## The problem
Pull out of the data below the stretch of lines bounded by the one containing "What matplotlib code" and the one containing "colors = ['#000000', '#ff0000', '#0000ff', '#ff00ff']", both bounds included, unchanged.

═════ Material for this task ═════

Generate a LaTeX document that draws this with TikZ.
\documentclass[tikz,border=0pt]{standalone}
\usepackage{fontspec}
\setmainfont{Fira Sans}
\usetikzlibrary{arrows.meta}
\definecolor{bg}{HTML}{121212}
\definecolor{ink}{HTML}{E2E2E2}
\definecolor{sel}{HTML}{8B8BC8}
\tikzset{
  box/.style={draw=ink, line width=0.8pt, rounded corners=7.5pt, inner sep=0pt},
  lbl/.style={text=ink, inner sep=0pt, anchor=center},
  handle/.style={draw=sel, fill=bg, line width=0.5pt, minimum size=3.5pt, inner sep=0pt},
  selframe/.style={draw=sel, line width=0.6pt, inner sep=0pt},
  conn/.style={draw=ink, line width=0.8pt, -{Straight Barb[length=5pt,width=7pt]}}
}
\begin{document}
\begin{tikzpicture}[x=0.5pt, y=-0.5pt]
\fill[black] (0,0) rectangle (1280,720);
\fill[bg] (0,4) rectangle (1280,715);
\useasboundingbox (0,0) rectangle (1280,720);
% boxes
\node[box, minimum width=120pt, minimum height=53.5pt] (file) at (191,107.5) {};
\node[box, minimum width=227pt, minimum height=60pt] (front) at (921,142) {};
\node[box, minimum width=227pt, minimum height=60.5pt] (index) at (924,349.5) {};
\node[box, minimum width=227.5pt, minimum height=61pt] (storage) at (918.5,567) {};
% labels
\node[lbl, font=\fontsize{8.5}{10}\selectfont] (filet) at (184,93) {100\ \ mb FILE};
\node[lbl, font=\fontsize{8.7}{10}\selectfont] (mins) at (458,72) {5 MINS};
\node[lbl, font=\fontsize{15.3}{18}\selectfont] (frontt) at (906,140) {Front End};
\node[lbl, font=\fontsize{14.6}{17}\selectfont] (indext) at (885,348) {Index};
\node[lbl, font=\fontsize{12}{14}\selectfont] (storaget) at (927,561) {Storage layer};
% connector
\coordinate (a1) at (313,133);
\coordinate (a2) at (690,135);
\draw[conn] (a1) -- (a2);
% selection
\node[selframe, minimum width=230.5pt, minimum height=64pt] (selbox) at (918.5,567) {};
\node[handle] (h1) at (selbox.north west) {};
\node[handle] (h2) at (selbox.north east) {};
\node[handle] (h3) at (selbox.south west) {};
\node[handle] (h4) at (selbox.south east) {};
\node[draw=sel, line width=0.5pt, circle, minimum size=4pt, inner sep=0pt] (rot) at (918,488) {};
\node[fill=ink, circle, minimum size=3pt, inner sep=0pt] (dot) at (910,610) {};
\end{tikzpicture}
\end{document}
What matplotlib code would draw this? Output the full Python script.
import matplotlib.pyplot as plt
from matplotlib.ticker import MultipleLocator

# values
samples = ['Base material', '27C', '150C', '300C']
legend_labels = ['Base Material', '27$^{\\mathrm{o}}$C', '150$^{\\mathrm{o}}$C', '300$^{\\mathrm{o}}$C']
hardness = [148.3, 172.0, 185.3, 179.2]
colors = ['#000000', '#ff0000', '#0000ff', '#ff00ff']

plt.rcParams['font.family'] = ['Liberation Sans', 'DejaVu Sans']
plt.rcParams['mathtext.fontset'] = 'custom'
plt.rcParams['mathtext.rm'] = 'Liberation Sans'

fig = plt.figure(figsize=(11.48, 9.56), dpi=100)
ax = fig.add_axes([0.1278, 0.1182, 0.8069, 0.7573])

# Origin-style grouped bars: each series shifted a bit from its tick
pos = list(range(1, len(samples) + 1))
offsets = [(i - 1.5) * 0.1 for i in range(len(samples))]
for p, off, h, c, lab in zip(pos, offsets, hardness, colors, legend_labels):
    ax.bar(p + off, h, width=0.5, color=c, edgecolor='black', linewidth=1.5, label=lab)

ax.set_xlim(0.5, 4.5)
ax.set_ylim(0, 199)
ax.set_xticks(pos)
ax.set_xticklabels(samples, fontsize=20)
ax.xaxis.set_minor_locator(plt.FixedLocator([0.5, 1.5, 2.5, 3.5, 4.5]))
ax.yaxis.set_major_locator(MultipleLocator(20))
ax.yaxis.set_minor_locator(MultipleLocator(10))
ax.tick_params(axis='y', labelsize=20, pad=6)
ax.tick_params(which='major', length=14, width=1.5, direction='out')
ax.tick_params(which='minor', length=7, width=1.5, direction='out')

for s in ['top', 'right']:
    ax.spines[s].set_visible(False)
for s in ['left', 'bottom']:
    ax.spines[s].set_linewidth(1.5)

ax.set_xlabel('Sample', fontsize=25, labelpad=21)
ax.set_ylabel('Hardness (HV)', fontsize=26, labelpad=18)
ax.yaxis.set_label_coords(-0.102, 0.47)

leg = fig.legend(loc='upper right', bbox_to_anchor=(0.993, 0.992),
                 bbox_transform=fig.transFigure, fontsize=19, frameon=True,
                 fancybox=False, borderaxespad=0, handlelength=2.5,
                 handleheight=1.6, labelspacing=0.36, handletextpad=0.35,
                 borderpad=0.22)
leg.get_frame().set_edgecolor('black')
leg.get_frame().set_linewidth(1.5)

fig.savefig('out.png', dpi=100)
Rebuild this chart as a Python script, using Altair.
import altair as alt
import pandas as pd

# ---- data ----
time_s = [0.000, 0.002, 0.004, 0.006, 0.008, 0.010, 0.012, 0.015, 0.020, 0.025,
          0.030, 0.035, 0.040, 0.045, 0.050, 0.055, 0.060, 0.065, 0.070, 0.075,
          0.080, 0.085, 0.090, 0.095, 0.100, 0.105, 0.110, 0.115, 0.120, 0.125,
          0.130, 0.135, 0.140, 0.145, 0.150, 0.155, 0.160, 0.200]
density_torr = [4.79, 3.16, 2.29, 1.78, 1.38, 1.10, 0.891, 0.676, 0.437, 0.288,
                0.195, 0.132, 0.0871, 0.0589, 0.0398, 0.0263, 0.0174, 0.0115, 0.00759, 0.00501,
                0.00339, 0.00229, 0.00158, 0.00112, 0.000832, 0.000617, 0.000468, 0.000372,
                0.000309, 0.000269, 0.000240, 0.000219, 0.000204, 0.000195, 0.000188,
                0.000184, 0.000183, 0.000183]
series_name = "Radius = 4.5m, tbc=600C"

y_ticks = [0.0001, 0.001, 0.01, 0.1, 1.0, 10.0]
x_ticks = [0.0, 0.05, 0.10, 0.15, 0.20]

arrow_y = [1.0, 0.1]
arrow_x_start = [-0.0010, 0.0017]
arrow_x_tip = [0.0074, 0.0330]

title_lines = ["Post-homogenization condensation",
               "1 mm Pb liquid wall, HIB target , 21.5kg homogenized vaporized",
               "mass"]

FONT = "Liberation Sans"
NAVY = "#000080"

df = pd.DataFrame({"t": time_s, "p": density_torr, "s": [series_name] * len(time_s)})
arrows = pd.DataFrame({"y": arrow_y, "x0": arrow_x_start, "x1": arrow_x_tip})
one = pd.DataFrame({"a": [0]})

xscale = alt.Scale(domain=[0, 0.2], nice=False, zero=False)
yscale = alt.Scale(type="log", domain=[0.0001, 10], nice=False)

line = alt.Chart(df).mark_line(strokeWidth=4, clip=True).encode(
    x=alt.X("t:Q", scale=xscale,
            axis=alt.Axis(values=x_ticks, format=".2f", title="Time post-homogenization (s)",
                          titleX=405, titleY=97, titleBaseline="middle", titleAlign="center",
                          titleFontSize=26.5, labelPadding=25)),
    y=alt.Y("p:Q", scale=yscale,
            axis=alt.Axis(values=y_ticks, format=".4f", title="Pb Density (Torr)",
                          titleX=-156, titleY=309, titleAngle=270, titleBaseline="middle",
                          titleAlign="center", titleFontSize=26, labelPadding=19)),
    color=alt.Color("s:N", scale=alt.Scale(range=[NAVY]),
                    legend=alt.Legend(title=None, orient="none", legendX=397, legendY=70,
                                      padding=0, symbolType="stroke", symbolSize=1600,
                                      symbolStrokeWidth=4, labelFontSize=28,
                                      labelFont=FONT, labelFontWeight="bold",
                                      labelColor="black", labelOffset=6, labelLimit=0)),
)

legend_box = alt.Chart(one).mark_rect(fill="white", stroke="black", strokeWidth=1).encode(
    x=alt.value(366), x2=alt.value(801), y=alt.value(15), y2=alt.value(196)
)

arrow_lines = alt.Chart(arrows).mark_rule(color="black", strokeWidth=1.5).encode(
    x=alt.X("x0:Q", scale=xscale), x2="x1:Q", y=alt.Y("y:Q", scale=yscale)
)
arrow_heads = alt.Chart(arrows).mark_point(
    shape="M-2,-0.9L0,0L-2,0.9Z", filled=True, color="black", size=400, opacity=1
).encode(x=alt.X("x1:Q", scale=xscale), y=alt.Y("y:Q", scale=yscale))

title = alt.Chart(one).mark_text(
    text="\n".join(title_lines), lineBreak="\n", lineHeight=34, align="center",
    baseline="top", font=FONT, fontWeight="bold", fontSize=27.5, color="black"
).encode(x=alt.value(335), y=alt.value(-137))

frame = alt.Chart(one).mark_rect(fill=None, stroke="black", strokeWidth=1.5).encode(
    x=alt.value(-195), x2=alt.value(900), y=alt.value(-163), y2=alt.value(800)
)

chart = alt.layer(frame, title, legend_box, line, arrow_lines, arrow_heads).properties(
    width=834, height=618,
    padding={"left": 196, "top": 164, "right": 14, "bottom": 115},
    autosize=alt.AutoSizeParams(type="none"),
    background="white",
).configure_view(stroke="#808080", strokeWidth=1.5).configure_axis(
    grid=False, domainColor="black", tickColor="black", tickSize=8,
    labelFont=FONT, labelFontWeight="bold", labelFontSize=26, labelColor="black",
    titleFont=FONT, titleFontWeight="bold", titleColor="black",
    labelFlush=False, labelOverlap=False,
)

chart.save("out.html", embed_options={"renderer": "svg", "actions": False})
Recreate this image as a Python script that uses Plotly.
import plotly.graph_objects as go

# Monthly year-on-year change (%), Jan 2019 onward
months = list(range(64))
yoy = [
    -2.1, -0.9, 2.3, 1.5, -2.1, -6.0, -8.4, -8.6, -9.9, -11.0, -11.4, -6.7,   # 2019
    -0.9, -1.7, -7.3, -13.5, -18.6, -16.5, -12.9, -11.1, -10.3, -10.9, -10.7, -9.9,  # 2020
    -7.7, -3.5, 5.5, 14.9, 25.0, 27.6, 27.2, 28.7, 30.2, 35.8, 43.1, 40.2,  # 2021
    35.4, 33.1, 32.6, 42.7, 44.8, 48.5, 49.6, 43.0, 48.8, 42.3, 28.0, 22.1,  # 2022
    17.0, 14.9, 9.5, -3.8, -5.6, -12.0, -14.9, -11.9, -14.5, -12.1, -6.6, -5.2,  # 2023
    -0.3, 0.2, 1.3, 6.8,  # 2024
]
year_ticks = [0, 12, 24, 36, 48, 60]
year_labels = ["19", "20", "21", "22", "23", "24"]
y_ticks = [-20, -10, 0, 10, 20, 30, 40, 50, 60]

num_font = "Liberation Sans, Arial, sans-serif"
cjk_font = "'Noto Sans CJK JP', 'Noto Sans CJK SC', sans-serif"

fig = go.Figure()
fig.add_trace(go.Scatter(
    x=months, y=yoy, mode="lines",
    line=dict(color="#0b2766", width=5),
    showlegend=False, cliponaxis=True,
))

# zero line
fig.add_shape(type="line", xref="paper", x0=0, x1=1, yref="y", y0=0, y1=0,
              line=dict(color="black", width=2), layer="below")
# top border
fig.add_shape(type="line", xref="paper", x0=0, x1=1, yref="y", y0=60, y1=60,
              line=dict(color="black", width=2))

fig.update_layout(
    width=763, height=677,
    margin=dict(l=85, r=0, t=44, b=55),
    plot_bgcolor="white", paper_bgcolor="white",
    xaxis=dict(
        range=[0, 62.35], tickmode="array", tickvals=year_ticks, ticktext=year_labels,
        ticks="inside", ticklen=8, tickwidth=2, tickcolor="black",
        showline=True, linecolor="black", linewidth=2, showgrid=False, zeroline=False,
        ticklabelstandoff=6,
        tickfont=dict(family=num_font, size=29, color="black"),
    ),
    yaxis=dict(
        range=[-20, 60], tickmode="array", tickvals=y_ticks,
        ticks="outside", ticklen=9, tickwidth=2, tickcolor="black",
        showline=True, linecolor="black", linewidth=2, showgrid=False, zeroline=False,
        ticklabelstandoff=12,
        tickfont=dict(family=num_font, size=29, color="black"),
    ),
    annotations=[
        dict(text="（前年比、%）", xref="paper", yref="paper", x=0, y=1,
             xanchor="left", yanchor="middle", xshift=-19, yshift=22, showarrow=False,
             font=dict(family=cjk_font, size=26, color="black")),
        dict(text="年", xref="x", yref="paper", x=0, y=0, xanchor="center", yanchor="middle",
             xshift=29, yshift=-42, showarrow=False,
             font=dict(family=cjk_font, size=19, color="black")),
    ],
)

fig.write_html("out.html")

═════

## Result
What matplotlib code would draw this? Output the full Python script.
import matplotlib.pyplot as plt
from matplotlib.ticker import MultipleLocator

# values
samples = ['Base material', '27C', '150C', '300C']
legend_labels = ['Base Material', '27$^{\\mathrm{o}}$C', '150$^{\\mathrm{o}}$C', '300$^{\\mathrm{o}}$C']
hardness = [148.3, 172.0, 185.3, 179.2]
colors = ['#000000', '#ff0000', '#0000ff', '#ff00ff']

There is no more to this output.